(Source material):

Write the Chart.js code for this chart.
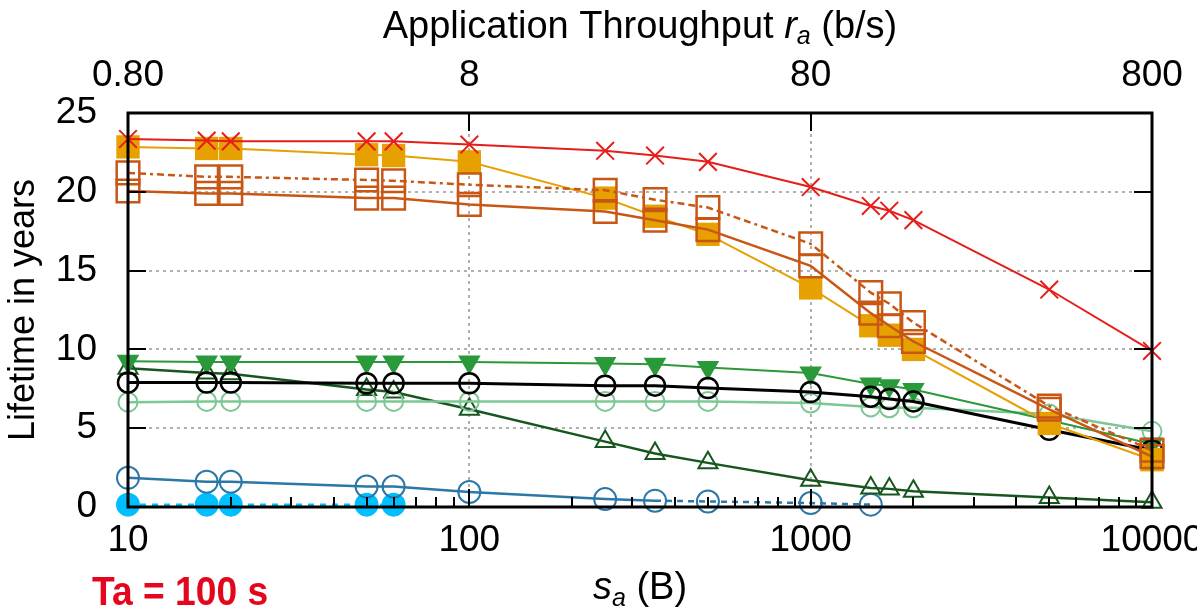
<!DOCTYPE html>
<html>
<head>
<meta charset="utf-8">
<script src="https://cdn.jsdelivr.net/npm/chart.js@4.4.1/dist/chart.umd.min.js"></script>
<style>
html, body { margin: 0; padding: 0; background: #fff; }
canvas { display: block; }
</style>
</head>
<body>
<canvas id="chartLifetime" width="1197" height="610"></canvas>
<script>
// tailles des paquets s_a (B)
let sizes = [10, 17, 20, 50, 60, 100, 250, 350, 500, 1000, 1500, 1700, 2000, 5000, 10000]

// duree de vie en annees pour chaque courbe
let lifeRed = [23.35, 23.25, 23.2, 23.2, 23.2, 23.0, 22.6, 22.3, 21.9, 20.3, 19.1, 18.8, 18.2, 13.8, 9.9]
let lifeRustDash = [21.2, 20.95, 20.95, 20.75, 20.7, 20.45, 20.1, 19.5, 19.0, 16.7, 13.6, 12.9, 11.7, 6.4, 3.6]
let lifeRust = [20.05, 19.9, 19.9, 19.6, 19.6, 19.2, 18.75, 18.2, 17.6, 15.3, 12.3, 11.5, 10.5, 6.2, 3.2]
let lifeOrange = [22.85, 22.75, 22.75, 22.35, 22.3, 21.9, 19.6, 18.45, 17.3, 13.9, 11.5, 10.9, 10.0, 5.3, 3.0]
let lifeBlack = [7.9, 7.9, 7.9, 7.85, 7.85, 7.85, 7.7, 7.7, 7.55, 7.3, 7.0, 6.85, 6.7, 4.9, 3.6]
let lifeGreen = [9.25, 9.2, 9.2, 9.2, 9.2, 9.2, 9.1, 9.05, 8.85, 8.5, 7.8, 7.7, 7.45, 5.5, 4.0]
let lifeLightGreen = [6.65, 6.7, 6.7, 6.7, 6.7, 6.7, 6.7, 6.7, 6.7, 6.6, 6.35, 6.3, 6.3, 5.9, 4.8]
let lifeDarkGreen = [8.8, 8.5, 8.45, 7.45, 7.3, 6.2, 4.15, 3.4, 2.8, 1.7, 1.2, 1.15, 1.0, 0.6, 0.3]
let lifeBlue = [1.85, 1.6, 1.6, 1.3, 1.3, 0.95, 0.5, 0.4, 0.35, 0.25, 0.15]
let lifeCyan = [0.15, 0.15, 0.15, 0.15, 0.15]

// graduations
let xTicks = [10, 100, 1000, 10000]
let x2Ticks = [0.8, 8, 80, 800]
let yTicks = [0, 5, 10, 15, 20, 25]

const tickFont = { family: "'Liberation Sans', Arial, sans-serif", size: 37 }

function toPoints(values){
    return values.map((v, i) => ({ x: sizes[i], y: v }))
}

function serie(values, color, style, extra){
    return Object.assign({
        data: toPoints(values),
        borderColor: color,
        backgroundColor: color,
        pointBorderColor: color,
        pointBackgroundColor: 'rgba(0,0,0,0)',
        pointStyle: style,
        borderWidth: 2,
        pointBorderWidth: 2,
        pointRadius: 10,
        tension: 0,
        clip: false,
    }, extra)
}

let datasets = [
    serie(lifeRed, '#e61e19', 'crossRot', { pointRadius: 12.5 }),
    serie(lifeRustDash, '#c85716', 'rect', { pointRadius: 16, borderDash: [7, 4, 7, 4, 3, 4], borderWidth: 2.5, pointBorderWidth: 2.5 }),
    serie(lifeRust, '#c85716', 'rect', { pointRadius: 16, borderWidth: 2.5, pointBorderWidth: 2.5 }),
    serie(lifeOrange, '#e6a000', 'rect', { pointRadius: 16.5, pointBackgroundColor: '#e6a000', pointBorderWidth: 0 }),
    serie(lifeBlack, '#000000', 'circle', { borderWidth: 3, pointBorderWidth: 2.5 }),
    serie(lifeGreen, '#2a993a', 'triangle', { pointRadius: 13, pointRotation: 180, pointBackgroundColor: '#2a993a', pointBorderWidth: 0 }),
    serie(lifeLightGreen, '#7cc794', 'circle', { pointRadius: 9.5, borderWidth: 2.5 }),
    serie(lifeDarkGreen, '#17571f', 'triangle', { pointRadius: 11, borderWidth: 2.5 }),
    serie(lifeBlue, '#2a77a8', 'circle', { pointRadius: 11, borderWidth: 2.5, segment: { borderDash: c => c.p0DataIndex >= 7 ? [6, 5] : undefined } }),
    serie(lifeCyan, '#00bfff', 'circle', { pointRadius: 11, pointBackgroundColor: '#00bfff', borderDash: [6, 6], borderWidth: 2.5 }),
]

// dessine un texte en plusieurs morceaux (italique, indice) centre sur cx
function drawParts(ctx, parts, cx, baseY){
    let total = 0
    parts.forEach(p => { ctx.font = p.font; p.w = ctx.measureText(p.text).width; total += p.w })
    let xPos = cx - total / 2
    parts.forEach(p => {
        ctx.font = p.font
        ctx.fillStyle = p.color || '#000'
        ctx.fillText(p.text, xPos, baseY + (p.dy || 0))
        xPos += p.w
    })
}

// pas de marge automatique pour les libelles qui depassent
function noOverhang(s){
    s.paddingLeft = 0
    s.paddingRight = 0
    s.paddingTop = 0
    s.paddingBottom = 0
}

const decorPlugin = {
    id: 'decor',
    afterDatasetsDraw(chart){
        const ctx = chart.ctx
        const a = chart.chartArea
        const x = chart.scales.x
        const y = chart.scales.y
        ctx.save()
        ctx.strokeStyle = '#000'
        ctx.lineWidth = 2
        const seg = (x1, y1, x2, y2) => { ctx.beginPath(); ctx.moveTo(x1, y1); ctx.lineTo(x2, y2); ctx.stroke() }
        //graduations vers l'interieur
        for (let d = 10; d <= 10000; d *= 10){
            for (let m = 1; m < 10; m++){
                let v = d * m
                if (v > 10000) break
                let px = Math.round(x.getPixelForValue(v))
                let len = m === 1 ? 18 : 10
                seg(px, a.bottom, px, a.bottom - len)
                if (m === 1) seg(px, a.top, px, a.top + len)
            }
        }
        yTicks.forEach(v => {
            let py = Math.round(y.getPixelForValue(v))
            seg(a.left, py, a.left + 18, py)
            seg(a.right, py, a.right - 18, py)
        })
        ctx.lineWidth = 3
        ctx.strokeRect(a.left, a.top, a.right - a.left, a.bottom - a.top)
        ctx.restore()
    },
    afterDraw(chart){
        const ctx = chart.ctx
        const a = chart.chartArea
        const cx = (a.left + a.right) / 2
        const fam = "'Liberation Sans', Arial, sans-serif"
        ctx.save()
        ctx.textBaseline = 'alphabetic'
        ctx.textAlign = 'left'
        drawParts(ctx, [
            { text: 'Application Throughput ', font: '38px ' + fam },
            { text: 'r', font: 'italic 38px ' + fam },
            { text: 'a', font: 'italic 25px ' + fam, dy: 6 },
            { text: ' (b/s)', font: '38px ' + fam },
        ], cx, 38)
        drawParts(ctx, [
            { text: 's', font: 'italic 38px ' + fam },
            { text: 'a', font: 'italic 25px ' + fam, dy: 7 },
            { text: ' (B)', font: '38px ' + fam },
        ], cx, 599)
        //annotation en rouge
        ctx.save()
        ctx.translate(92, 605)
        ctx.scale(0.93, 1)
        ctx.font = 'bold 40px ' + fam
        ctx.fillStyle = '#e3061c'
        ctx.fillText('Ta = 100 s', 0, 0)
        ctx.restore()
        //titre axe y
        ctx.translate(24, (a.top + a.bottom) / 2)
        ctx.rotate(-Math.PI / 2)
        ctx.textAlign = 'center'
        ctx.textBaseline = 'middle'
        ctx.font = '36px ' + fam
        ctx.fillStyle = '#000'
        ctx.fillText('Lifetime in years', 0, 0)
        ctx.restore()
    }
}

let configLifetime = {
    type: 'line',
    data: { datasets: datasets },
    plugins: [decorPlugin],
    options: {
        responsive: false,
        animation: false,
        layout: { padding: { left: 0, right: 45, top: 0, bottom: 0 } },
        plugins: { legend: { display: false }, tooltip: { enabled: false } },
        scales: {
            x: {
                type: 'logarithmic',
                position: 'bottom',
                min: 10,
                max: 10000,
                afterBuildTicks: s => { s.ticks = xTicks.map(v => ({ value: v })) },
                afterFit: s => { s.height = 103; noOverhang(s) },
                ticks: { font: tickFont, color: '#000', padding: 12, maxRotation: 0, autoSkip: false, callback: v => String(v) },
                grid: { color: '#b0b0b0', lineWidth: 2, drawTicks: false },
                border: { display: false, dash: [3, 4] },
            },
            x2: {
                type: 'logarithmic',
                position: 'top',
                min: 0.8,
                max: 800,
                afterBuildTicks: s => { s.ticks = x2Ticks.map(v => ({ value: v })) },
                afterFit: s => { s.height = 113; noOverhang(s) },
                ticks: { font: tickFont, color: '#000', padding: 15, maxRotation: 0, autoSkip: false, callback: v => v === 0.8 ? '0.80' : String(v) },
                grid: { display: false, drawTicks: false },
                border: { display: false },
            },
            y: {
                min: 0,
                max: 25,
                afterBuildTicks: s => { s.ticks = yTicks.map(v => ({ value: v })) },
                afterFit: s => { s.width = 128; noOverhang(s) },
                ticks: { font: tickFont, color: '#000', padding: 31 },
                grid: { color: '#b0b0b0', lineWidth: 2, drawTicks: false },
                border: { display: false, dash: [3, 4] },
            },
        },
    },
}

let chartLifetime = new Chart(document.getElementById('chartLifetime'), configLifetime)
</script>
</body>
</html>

(Exercise requirements):
Please take the lines from the beginning of the data above through the line holding "2000, 5000, 10000]" and transcribe them exactly, without any pictures.

(Reply to the task):
Write the Chart.js code for this chart.
<!DOCTYPE html>
<html>
<head>
<meta charset="utf-8">
<script src="https://cdn.jsdelivr.net/npm/chart.js@4.4.1/dist/chart.umd.min.js"></script>
<style>
html, body { margin: 0; padding: 0; background: #fff; }
canvas { display: block; }
</style>
</head>
<body>
<canvas id="chartLifetime" width="1197" height="610"></canvas>
<script>
// tailles des paquets s_a (B)
let sizes = [10, 17, 20, 50, 60, 100, 250, 350, 500, 1000, 1500, 1700, 2000, 5000, 10000]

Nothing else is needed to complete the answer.